[Exercise objective] Count every line that has "standalone" in it and give the total, nothing more.

[Raw records]
════════════════════
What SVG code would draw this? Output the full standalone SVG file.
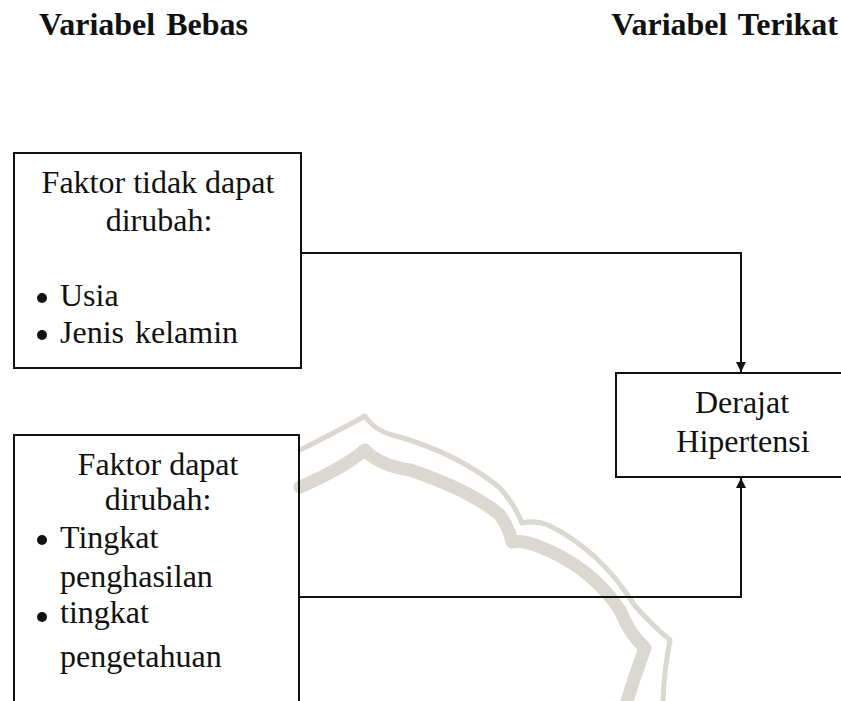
════════════════════
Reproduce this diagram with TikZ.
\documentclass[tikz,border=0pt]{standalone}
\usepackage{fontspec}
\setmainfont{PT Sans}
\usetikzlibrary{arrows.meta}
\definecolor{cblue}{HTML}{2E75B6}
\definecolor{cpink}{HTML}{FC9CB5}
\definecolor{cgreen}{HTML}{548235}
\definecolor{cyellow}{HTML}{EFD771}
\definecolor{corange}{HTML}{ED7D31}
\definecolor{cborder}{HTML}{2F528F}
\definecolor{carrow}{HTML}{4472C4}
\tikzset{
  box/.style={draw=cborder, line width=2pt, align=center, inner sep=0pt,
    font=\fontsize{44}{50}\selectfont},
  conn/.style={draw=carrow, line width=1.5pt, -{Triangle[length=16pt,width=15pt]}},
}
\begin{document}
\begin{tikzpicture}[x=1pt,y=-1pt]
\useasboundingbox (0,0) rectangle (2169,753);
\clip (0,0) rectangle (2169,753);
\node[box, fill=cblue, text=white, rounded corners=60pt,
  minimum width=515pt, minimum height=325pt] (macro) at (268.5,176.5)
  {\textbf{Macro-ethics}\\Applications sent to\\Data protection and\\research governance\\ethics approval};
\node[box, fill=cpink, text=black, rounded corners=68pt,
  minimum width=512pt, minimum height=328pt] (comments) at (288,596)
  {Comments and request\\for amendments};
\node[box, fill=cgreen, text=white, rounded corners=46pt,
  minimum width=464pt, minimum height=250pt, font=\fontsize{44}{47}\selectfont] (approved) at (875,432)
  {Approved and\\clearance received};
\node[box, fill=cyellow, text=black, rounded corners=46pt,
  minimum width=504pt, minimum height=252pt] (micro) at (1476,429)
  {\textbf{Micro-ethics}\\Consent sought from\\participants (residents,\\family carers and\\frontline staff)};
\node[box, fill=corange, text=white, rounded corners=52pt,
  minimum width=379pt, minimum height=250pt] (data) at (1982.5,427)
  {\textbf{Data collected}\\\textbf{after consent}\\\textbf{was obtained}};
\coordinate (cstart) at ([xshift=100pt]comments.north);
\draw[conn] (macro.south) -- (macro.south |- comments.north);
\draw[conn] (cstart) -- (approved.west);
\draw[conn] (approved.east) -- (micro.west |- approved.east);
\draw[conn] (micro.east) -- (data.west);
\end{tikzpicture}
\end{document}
════════════════════
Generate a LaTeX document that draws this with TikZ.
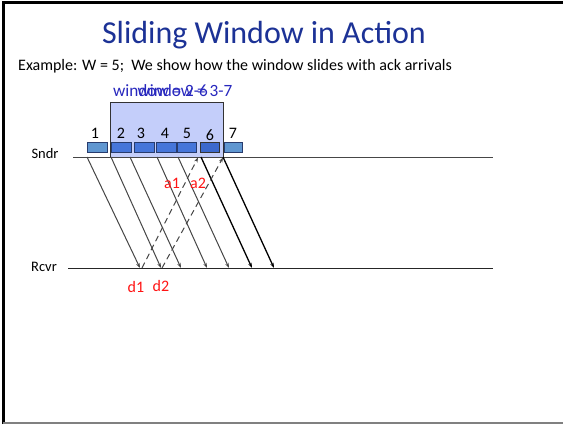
════════════════════
[Expected answer] 2